In 2000, the union representing the prison’s correctional officers staged a “wildcat” strike after a breakdown in contract talks. Then-Gov. Lincoln Almond called in the R.I. National Guard for the one-day walkout in an attempt to maintain order in the prison. But Wall recalls it was still chaos inside the Adult Correctional Institution.
“Those were very difficult times,” Wall said. “But we got through them.”
Now, after three decades in public service and 17 years as the head of the state’s prison system, Wall has decided it’s time to retire. He does so as the longest-serving corrections director in the nation.
Wall, 64, said his decision was sparked by Gov. Gina Raimondo’s retirement-incentive program that offers eligible state workers up to $40,000 to retire.
“At first I wasn’t particularly interested because I love my job and I enjoy coming to work,” Wall said in a wide-ranging interview. “However, when she put the financials out for people to see, I realized there was going to be a real incentive to retire.”
Looking back at his years in corrections, Wall said the job has changed dramatically from when he first began. He described prisons then as “warehouses” for those convicted of a crime to serve out their time.
“We as a profession have learned a lot since those days [and] we now know the advantage of much more sophisticated tools such as techniques for recidivism reduction,” Wall said, citing educational programs that inmates can use in exchange for receiving good time credit against their sentence.
“That can be controversial, some people feel a convicted offender doesn’t deserve that kind of opportunity … To the public I say, you need to know that education is considered the most important driver of recidivism reduction of any program that exists in corrections,” he said.
“It would be foolish of us not to encourage inmates to pursue their education while they’re behind walls,” he added.
Wall has been a vocal supporter of incentive programs for inmates: dangling the carrot of a reduced sentence in an effort to entice them to take programs and courses that may put them on better footing when they are released. He said it’s been a challenge to convey those benefits to the public.
“It’s hard to get that money out of the public’s mind because they think of themselves as basically subsidizing criminals,” he said. “People will make jokes about the kind of time that is given, and say, ‘oh so you can earn 20 days for basket weaving.’ Absolutely not – that is insulting, frankly, and it does not reflect the ethos of corrections.”
“You get good time if you have earned that good time,” he said.
A Target 12 review of federal court records found Wall has been named as a defendant in 302 cases since he was named director, and the attorney general’s office has told him he is the most-named defendant in the state.
“That comes with the territory,” Wall said. “I am the CEO of the correctional system and if somebody is wanting to take issue with what we’ve done, then I’m the person they are going to name in their lawsuit.”
One inmate that has had a history of being litigious and problematic for the prison is convicted murderer Craig Price. Wall described Price as a “very disturbing person.”

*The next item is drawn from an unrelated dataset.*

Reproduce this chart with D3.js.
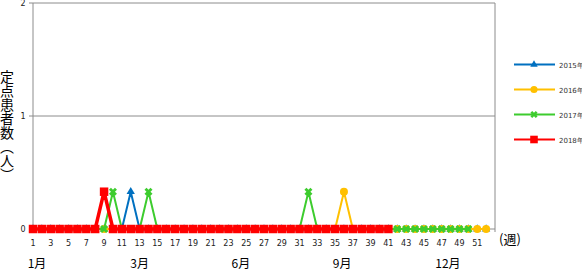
<!DOCTYPE html>
<html>
<head>
<meta charset="utf-8">
<script src="https://cdn.jsdelivr.net/npm/d3@7"></script>
<style>
	body { margin: 0; background: #fff; }
	svg { display: block; font-family: "DejaVu Sans", sans-serif; }
</style>
</head>
<body>
<svg id="chart" width="582" height="271"></svg>
<script>
// weekly sentinel counts per year (weeks 1..n)
var weeks2015 = [0,0,0,0,0,0,0,0,0,0,0,0.33,0,0,0,0,0,0,0,0,0,0,0,0,0,0,0,0,0,0,0,0,0,0,0,0,0,0,0,0,0,0,0,0,0,0,0,0,0,0,0,0]
var weeks2016 = [0,0,0,0,0,0,0,0,0,0,0,0,0,0,0,0,0,0,0,0,0,0,0,0,0,0,0,0,0,0,0,0,0,0,0,0.33,0,0,0,0,0,0,0,0,0,0,0,0,0,0,0,0]
var weeks2017 = [0,0,0,0,0,0,0,0,0,0.33,0,0,0,0.33,0,0,0,0,0,0,0,0,0,0,0,0,0,0,0,0,0,0.33,0,0,0,0,0,0,0,0,0,0,0,0,0,0,0,0,0,0]
var weeks2018 = [0,0,0,0,0,0,0,0,0.33,0,0,0,0,0,0,0,0,0,0,0,0,0,0,0,0,0,0,0,0,0,0,0,0,0,0,0,0,0,0,0,0]

var seriesNames = ["2015年", "2016年", "2017年", "2018年"]
var xTicks = d3.range(1, 53, 2)
var yTicks = [0, 1, 2]
var months = ["1月", "3月", "6月", "9月", "12月"]
var monthWeeks = [1.45, 13, 24.4, 35.8, 47.7]

var series = [
	{name: seriesNames[0], values: weeks2015, color: "#0070C0", width: 2, symbol: d3.symbolTriangle, size: 30},
	{name: seriesNames[1], values: weeks2016, color: "#FFC000", width: 2, symbol: d3.symbolCircle, size: 50},
	{name: seriesNames[2], values: weeks2017, color: "#3DCC2E", width: 2, symbol: d3.symbolCross, size: 40, rot: 45},
	{name: seriesNames[3], values: weeks2018, color: "#FF0000", width: 3.5, symbol: d3.symbolSquare, size: 72}
]

var svg = d3.select("#chart")
var plotL = 33, plotR = 495, plotT = 3, plotB = 229

var x = d3.scaleLinear().domain([1, 53]).range([plotL, plotR])
var y = d3.scaleLinear().domain([0, 2]).range([plotB, plotT])

// grid + frame
svg.append("g").selectAll("line")
	.data(yTicks.slice(1))
	.enter().append("line")
		.attr("x1", plotL - 4).attr("x2", plotR)
		.attr("y1", function(d) { return y(d) }).attr("y2", function(d) { return y(d) })
		.attr("stroke", "#8c8c8c").attr("stroke-width", 1)

svg.append("line").attr("x1", plotL).attr("x2", plotL).attr("y1", plotT).attr("y2", plotB + 3)
	.attr("stroke", "#8c8c8c")
svg.append("line").attr("x1", plotR).attr("x2", plotR).attr("y1", plotT).attr("y2", plotB + 3)
	.attr("stroke", "#8c8c8c")
svg.append("line").attr("x1", plotL - 4).attr("x2", plotR).attr("y1", plotB).attr("y2", plotB)
	.attr("stroke", "#8c8c8c")

// y tick labels
svg.append("g").selectAll("text")
	.data(yTicks)
	.enter().append("text")
		.attr("x", 23).attr("y", function(d) { return y(d) + 3 })
		.attr("text-anchor", "middle")
		.attr("font-size", 8).attr("fill", "#222")
		.text(function(d) { return d })

// x tick labels
svg.append("g").selectAll("text")
	.data(xTicks)
	.enter().append("text")
		.attr("x", function(d) { return x(d) }).attr("y", 246)
		.attr("text-anchor", "middle")
		.attr("font-size", 8).attr("fill", "#222")
		.text(function(d) { return d })

svg.append("text")
	.attr("x", 499).attr("y", 244)
	.attr("font-family", "Noto Sans CJK JP").attr("font-size", 13)
	.text("(週)")

// months
svg.append("g").selectAll("text")
	.data(months)
	.enter().append("text")
		.attr("x", function(d, i) { return x(monthWeeks[i]) }).attr("y", 268)
		.attr("text-anchor", "middle")
		.attr("font-family", "Noto Sans CJK JP").attr("font-size", 12)
		.text(function(d) { return d })

// y title, vertical
svg.append("text")
	.attr("x", 7).attr("y", 70)
	.attr("font-family", "Noto Sans CJK JP").attr("font-size", 14)
	.style("writing-mode", "vertical-rl")
	.text("定点患者数（人）")

// lines
var line = d3.line()
	.x(function(d, i) { return x(i + 1) })
	.y(function(d) { return y(d) })

series.forEach(function(s) {
	var g = svg.append("g")
	g.append("path")
		.datum(s.values)
		.attr("d", line)
		.attr("fill", "none")
		.attr("stroke", s.color)
		.attr("stroke-width", s.width)

	g.selectAll("path.mk")
		.data(s.values)
		.enter().append("path")
			.attr("class", "mk")
			.attr("d", d3.symbol().type(s.symbol).size(s.size))
			.attr("transform", function(d, i) {
				return "translate(" + x(i + 1) + "," + y(d) + ")" + (s.rot ? " rotate(" + s.rot + ")" : "")
			})
			.attr("fill", s.color)
})

// legend
var legend = svg.append("g").selectAll("g")
	.data(series)
	.enter().append("g")
		.attr("transform", function(d, i) { return "translate(0," + (64.5 + i * 25) + ")" })

legend.append("line")
	.attr("x1", 514).attr("x2", 555)
	.attr("stroke", function(d) { return d.color })
	.attr("stroke-width", 2)
legend.append("path")
	.attr("d", function(d) { return d3.symbol().type(d.symbol).size(d.size * 0.8)() })
	.attr("transform", function(d) { return "translate(534,0)" + (d.rot ? " rotate(" + d.rot + ")" : "") })
	.attr("fill", function(d) { return d.color })
legend.append("text")
	.attr("x", 559).attr("y", 3)
	.attr("font-size", 7).attr("fill", "#333")
	.text(function(d) { return d.name })
</script>
</body>
</html>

“People who are profoundly antisocial and unwilling or unable to not only to comply with our institutional rules but with the laws of society and the norms of the public, we don’t forget those people,” he said.
Price was so notorious, corrections officials shipped him off to the Florida prison system in 2009. Price’s continued problems behind bars have kept him locked up beyond his original sentence. (He was a juvenile when he admitted to murdering four people.) He is currently facing an attempted murder charge for allegedly stabbing another inmate in Florida.
“I tell myself that given the way he has behaved not only in custody but of course in the community, that he is unlikely ever to be released again,” Wall said.
Looking ahead, Wall said corrections officials hired a research firm to examine potential population trends at the prison and found they do not expect a dramatic increase in the coming years.
“It appears that our growth years are more in the rear-view mirror than they are ahead of us,” Wall said. “That gives an opportunity to take a deep breath, stabilize the system, and move forward.”
But Wall’s biggest concern when it comes to the future of prisons nationwide is the increasing number of inmates with severe mental health issues.
“The issue of mental health has emerged as one of the most significant challenges we face in corrections,” he said. “I think we as a society have not done right by the mentally ill. In other words, they slip through the net of the mental health system, eventually they will make their way to the correctional system and when they do, they now bear the label not of mentally ill, but criminal offenders.”
“That’s a difficult label to overcome,” he added.
Wall said prisons have to continue to adapt to deal with mentally ill patients who often can’t conform to the rules of prison life and find themselves segregated from the general population.
“It is true our model is a different one than mental health, but increasingly we have been called upon to deal with those very issues,” Wall said. “It’s a very difficult problem and our staff at all levels are – contrary to what people might think – are very sympathetic to the issues faced by the people that they are watching and observing and treating.”